Memory? A definite problem now. The twins invited friends from Biddeford Pool over to Walker's Point this summer. Mystery guests in a way for they'd leave one day midst warm embraces and farewells only to mysteriously reappear the next.

Jenna introduced me to them on Day 1 and on Day 2—then gave up on me when failing to recall names I kept saying “Biddeford Girls—I am sure glad you came back. How long are you going to be with us?” They were very nice about it, and after a week of seeing them eating here they wedged into my heart—always room for more nice kids.

Near the end of their tenure when I needled them “Hey Biddeford girls, glad to see you could make it for ice cream” I almost wish I hadn't seen them exchange that ‘who is this whacko?' look.
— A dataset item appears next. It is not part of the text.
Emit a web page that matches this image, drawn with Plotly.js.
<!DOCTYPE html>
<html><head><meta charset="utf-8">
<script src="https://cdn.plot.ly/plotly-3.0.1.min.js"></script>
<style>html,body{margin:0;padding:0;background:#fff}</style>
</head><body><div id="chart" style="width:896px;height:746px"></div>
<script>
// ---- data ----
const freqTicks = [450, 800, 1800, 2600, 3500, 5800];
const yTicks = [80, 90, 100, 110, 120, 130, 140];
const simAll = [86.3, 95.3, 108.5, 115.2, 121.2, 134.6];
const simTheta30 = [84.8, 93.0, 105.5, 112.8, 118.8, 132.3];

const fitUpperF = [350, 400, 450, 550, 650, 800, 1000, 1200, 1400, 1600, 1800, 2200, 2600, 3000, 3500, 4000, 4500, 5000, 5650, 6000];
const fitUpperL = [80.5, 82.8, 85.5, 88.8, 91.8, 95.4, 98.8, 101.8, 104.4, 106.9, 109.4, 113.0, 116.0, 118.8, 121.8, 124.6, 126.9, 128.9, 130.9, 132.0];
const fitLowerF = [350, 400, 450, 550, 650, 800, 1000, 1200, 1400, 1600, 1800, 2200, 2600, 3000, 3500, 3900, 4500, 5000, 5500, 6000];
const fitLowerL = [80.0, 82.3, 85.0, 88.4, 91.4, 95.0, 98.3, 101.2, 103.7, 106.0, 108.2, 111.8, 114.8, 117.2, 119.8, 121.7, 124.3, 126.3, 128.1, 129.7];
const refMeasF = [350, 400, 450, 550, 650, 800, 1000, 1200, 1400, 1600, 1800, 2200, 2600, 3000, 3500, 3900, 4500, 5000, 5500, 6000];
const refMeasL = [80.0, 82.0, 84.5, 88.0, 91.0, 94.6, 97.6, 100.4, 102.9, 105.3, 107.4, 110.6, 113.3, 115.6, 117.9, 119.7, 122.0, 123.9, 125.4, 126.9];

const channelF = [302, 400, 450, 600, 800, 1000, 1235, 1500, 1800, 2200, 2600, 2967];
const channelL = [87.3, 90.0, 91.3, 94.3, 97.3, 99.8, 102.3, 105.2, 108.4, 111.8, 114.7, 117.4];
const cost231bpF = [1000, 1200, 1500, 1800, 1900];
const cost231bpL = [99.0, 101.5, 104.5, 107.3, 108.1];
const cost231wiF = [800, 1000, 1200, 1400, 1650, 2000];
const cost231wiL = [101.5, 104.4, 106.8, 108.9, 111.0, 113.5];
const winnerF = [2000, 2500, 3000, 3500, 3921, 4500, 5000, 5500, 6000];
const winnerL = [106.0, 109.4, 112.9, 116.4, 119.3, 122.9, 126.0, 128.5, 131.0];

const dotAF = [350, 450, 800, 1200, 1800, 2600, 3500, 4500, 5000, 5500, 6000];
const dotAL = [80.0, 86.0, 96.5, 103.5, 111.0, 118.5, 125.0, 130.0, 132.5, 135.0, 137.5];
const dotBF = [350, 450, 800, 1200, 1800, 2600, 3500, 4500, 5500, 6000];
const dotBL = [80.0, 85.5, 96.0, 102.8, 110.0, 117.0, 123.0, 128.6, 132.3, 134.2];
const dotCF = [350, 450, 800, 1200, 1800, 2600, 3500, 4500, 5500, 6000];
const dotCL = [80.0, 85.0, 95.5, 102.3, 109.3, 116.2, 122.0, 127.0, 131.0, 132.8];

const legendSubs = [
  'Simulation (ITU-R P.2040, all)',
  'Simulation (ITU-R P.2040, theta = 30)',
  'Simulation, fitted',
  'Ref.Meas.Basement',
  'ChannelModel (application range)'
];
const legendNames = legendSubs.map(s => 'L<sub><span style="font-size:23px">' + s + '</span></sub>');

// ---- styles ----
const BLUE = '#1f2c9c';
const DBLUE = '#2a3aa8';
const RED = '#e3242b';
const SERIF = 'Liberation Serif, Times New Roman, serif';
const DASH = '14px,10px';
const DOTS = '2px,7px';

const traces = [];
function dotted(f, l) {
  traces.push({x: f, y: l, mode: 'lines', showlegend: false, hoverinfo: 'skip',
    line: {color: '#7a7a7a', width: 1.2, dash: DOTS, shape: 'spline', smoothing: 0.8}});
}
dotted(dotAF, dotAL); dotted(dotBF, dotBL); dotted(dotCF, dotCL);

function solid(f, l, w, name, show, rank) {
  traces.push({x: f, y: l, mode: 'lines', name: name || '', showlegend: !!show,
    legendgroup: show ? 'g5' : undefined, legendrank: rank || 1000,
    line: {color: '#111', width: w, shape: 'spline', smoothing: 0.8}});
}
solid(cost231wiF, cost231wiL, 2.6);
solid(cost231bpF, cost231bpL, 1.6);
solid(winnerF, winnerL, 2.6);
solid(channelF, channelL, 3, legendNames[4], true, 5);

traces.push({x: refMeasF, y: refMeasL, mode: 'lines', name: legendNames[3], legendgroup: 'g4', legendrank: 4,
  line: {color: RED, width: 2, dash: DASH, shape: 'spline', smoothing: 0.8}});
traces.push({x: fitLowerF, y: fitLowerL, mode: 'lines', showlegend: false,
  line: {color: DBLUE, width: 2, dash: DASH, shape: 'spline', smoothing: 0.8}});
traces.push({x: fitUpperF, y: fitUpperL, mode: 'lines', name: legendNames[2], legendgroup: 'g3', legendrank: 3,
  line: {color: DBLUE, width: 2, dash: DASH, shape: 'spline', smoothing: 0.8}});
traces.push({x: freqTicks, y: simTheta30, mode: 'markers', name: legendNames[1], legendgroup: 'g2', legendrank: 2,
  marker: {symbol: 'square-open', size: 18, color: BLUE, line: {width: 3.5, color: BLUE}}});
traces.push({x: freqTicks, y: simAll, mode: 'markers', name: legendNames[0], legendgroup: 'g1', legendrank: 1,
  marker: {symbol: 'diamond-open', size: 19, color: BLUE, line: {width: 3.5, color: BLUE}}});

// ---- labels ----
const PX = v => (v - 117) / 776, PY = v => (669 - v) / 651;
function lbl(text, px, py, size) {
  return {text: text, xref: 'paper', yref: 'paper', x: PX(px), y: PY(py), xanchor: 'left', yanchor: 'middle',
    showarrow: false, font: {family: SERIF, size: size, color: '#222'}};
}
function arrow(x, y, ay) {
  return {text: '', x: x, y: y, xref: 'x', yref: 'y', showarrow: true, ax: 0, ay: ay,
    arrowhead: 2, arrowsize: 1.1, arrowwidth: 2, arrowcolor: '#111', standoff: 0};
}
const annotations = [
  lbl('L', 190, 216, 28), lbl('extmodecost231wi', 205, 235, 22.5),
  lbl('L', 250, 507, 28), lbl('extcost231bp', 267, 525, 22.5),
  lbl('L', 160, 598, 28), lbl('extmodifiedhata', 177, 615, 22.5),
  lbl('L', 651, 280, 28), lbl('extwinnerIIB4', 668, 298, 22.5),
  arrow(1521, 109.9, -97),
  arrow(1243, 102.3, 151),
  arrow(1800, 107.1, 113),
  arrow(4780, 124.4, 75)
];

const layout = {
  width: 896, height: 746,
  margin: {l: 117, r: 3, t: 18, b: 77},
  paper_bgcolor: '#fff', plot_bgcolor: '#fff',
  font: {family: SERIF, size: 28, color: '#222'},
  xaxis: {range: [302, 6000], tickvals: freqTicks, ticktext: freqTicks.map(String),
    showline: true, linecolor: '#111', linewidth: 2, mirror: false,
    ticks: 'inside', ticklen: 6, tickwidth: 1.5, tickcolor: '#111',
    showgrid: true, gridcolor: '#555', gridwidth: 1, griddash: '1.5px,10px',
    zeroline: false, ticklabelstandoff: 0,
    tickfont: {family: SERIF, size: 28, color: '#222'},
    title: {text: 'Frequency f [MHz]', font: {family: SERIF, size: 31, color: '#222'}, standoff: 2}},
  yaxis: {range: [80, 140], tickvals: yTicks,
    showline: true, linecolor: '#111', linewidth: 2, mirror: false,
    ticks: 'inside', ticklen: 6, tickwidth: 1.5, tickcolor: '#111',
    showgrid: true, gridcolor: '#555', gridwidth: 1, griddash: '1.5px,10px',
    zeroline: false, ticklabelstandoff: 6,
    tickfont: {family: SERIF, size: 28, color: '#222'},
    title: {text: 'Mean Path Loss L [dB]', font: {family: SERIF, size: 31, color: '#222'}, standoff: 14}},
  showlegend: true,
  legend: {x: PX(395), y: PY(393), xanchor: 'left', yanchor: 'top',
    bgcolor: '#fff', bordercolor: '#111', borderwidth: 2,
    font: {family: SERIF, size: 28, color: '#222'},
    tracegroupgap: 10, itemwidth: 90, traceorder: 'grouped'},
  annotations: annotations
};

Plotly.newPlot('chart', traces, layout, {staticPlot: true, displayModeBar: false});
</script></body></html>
Sometimes humor works, it kind of obscures the memory thing. At a huge corporate gathering I had just met Kevin's wife. Kevin was my host and had been the question screener at a forum. When I went to bid farewell to Kevin and to his wife whose name suddenly escaped me I go “Kevin thanks a lot”—then patting his wife on the arm—a kind of farewell pat I go “You sure over married, Kevin old boy.” She never knew.
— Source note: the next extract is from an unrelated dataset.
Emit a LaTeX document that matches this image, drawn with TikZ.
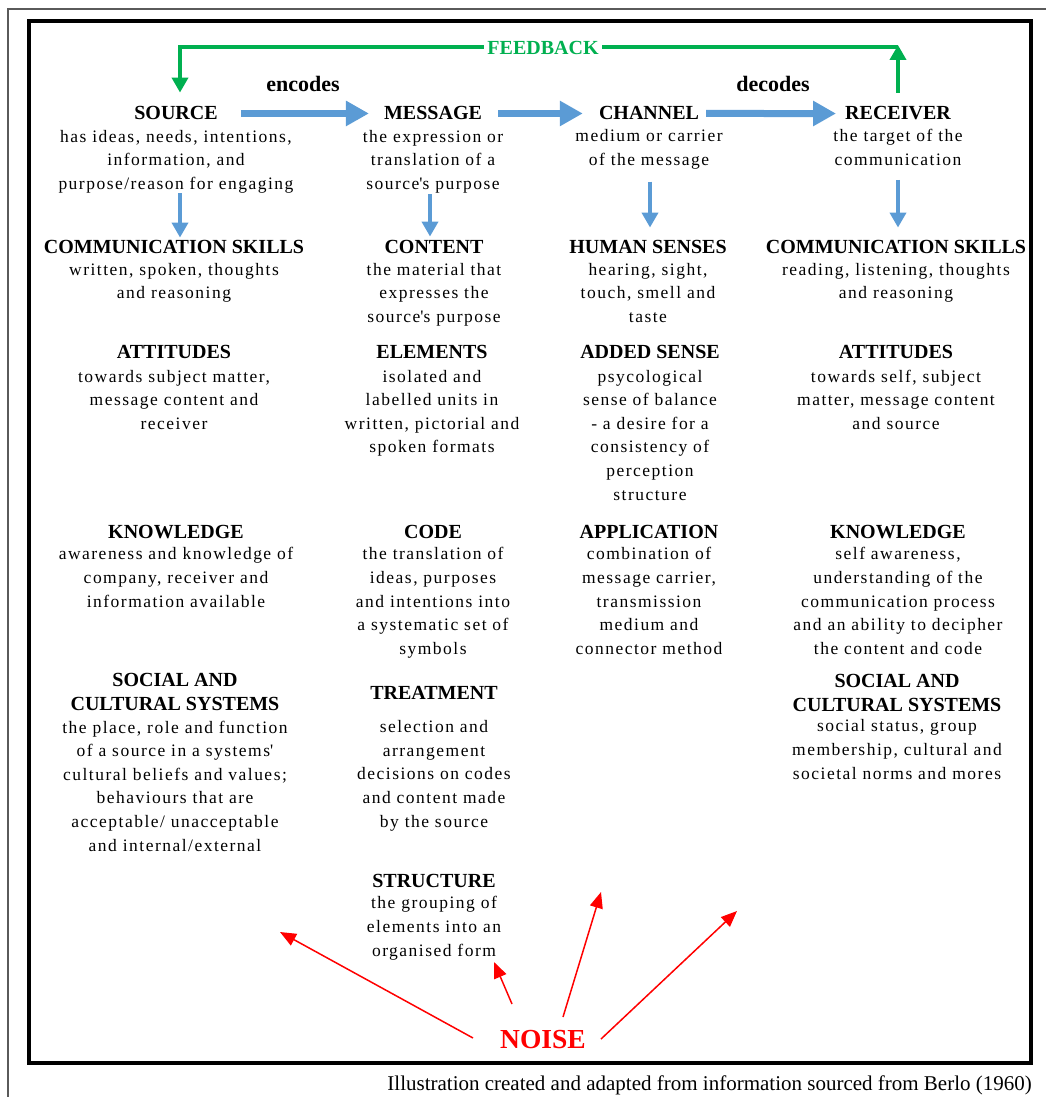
\documentclass[tikz,border=0pt]{standalone}
\usepackage{fontspec}
\setmainfont{Liberation Serif}
\newfontfamily\spacedserif[LetterSpace=8.5]{Liberation Serif}
\usetikzlibrary{arrows.meta}

\definecolor{flowblue}{HTML}{5B9BD5}
\definecolor{fbgreen}{HTML}{00B050}
\definecolor{noisered}{HTML}{FF0000}
\definecolor{rulegray}{HTML}{5A5A5A}

% multi-line nodes sit on the baseline of their last line
\begin{document}
\begin{tikzpicture}[x=1pt,y=-1pt,
  hd/.style={anchor=base, inner sep=0pt, align=center, font=\bfseries\fontsize{20}{24}\selectfont},
  bd/.style={anchor=base, inner sep=0pt, align=center, font=\spacedserif\fontsize{17.5}{23.6}\selectfont},
  flow/.style={draw=flowblue, line width=7pt, -{Triangle[length=23pt,width=24pt]}},
  down/.style={draw=flowblue, line width=4.5pt, -{Triangle[length=15pt,width=16pt]}},
  fb/.style={draw=fbgreen, line width=4pt},
  fbtip/.style={-{Triangle[length=15pt,width=16pt]}},
  noisearrow/.style={draw=noisered, line width=1.5pt, -{Triangle[length=16pt,width=13pt]}},
  lbl/.style={anchor=base, inner sep=0pt, font=\bfseries\fontsize{22}{24}\selectfont},
]
\useasboundingbox (0,0) rectangle (1046,1097);

% frames
\draw[rulegray, line width=1.5pt] (8,1097) -- (8,9) -- (1046,9);
\draw[black, line width=3.5pt] (29,21) rectangle (1031,1063);

% row 1: the four stages
\node[hd] (src) at (176,120) {SOURCE};
\node[bd] (srcb) at (176,189.2) {has ideas, needs, intentions,\\information, and\\purpose/reason for engaging};
\node[hd] (msg) at (433,120) {MESSAGE};
\node[bd] (msgb) at (433,189.2) {the expression or\\translation of a\\source\textquotesingle s purpose};
\node[hd] (chn) at (649,120) {CHANNEL};
\node[bd] (chnb) at (649,165.6) {medium or carrier\\of the message};
\node[hd] (rcv) at (898,120) {RECEIVER};
\node[bd] (rcvb) at (898,165.6) {the target of the\\communication};

% row 2
\node[hd] (skl) at (174,253) {COMMUNICATION SKILLS};
\node[bd] (sklb) at (174,298.6) {written, spoken, thoughts\\and reasoning};
\node[hd] (cnt) at (434,253) {CONTENT};
\node[bd] (cntb) at (434,322.2) {the material that\\expresses the\\source\textquotesingle s purpose};
\node[hd] (sns) at (648,253) {HUMAN SENSES};
\node[bd] (snsb) at (648,322.2) {hearing, sight,\\touch, smell and\\taste};
\node[hd] (skr) at (896,253) {COMMUNICATION SKILLS};
\node[bd] (skrb) at (896,298.6) {reading, listening, thoughts\\and reasoning};

% row 3
\node[hd] (atl) at (174,358) {ATTITUDES};
\node[bd] (atlb) at (174,429.2) {towards subject matter,\\message content and\\receiver};
\node[hd] (elm) at (432,358) {ELEMENTS};
\node[bd] (elmb) at (432,452.8) {isolated and\\labelled units in\\written, pictorial and\\spoken formats};
\node[hd] (add) at (650,358) {ADDED SENSE};
\node[bd] (addb) at (650,500) {psycological\\sense of balance\\- a desire for a\\consistency of\\perception\\structure};
\node[hd] (atr) at (896,358) {ATTITUDES};
\node[bd] (atrb) at (896,429.2) {towards self, subject\\matter, message content\\and source};

% row 4
\node[hd] (knl) at (176,538) {KNOWLEDGE};
\node[bd] (knlb) at (176,607) {awareness and knowledge of\\company, receiver and\\information available};
\node[hd] (cod) at (433,538) {CODE};
\node[bd] (codb) at (433,654.2) {the translation of\\ideas, purposes\\and intentions into\\a systematic set of\\symbols};
\node[hd] (app) at (649,538) {APPLICATION};
\node[bd] (appb) at (649,654.2) {combination of\\message carrier,\\transmission\\medium and\\connector method};
\node[hd] (knr) at (898,538) {KNOWLEDGE};
\node[bd] (knrb) at (898,654.2) {self awareness,\\understanding of the\\communication process\\and an ability to decipher\\the content and code};

% row 5
\node[hd] (scl) at (175,710) {SOCIAL AND\\CULTURAL SYSTEMS};
\node[bd] (sclb) at (175,851) {the place, role and function\\of a source in a systems\textquotesingle\\cultural beliefs and values;\\behaviours that are\\acceptable/ unacceptable\\and internal/external};
\node[hd] (trt) at (434,699) {TREATMENT};
\node[bd] (trtb) at (434,827) {selection and\\arrangement\\decisions on codes\\and content made\\by the source};
\node[hd] (scr) at (897,711) {SOCIAL AND\\CULTURAL SYSTEMS};
\node[bd] (scrb) at (897,779) {social status, group\\membership, cultural and\\societal norms and mores};

% row 6
\node[hd] (str) at (434,887) {STRUCTURE};
\node[bd] (strb) at (434,956) {the grouping of\\elements into an\\organised form};

% main flow
\draw[flow, shorten <=23pt, shorten >=15pt] (src.east) -- (msg.west);
\draw[flow, shorten <=16pt, shorten >=16pt] (msg.east) -- (chn.west);
\draw[flow, shorten <=7pt, shorten >=9pt] (chn.east) -- (rcv.west);
\node[lbl] (enc) at (303,92) {encodes};
\node[lbl] (dec) at (773,92) {decodes};

% downward links
\draw[down, shorten >=2pt] ([xshift=4pt]srcb.south) -- ([xshift=4pt]srcb.south |- skl.north);
\draw[down, shorten <=1pt, shorten >=3pt] ([xshift=-3pt]msgb.south) -- ([xshift=-3pt]msgb.south |- cnt.north);
\draw[down, shorten <=12pt, shorten >=12pt] ([xshift=1pt]chnb.south) -- ([xshift=1pt]chnb.south |- sns.north);
\draw[down, shorten <=14pt, shorten >=12pt] (rcvb.south) -- (rcvb.south |- skr.north);

% feedback loop
\coordinate (fbR) at (898,47);
\coordinate (fbL) at (180,47);
\draw[fb, fbtip, shorten <=14pt] (rcv.north) -- ([yshift=2pt]rcv.north |- fbR);
\draw[fb, fbtip, shorten >=14pt] (fbR) -- (fbL) -- (src.north -| fbL);
\node[hd, text=fbgreen, fill=white, inner xsep=3pt] (fbl) at (543,55) {FEEDBACK};

% noise
\node[anchor=base, inner sep=0pt, text=noisered, font=\bfseries\fontsize{27.5}{30}\selectfont] (noise) at (543,1048) {NOISE};
\coordinate (n1s) at (473,1038); \coordinate (n1e) at (280,932);
\coordinate (n2s) at (512,1004); \coordinate (n2e) at (494,962);
\coordinate (n3s) at (563,1017); \coordinate (n3e) at (601,892);
\coordinate (n4s) at (601,1039); \coordinate (n4e) at (737,911);
\draw[noisearrow] (n1s) -- (n1e);
\draw[noisearrow] (n2s) -- (n2e);
\draw[noisearrow] (n3s) -- (n3e);
\draw[noisearrow] (n4s) -- (n4e);

% source note
\node[anchor=base east, inner sep=0pt, font=\fontsize{21}{24}\selectfont] (cap) at (1032,1090) {Illustration created and adapted from information sourced from Berlo (1960)};
\end{tikzpicture}
\end{document}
One last point on memory. I can remember things very clearly that happened a long time ago. The longer ago, it seems, the clearer my recall.

Examples:

I can vividly remember the bottom of my mother's feet. Yes, she played a much younger woman named Peaches Peltz in tennis back in 1935 or so. Peaches was smooth. Mum was tenacious. Mother literally wore the skin off the bottom of her feet. But I can't remember whom I played tennis with last week.

I remember Uncle Johnny Walker back about 1945 telling me that Mr. Frank Parker, then a distinguished NYC lawyer of around 50, liked to stand in a cold shower and let ice cold water hit him in the crack of his buttocks. But I can't remember with any clarity what Gorbachev told me in 1991, or what Kohl said when the wall came down in '89. Incidentally I don't like what Mr. Parker liked. Warm water there—sure, but icy cold water no way.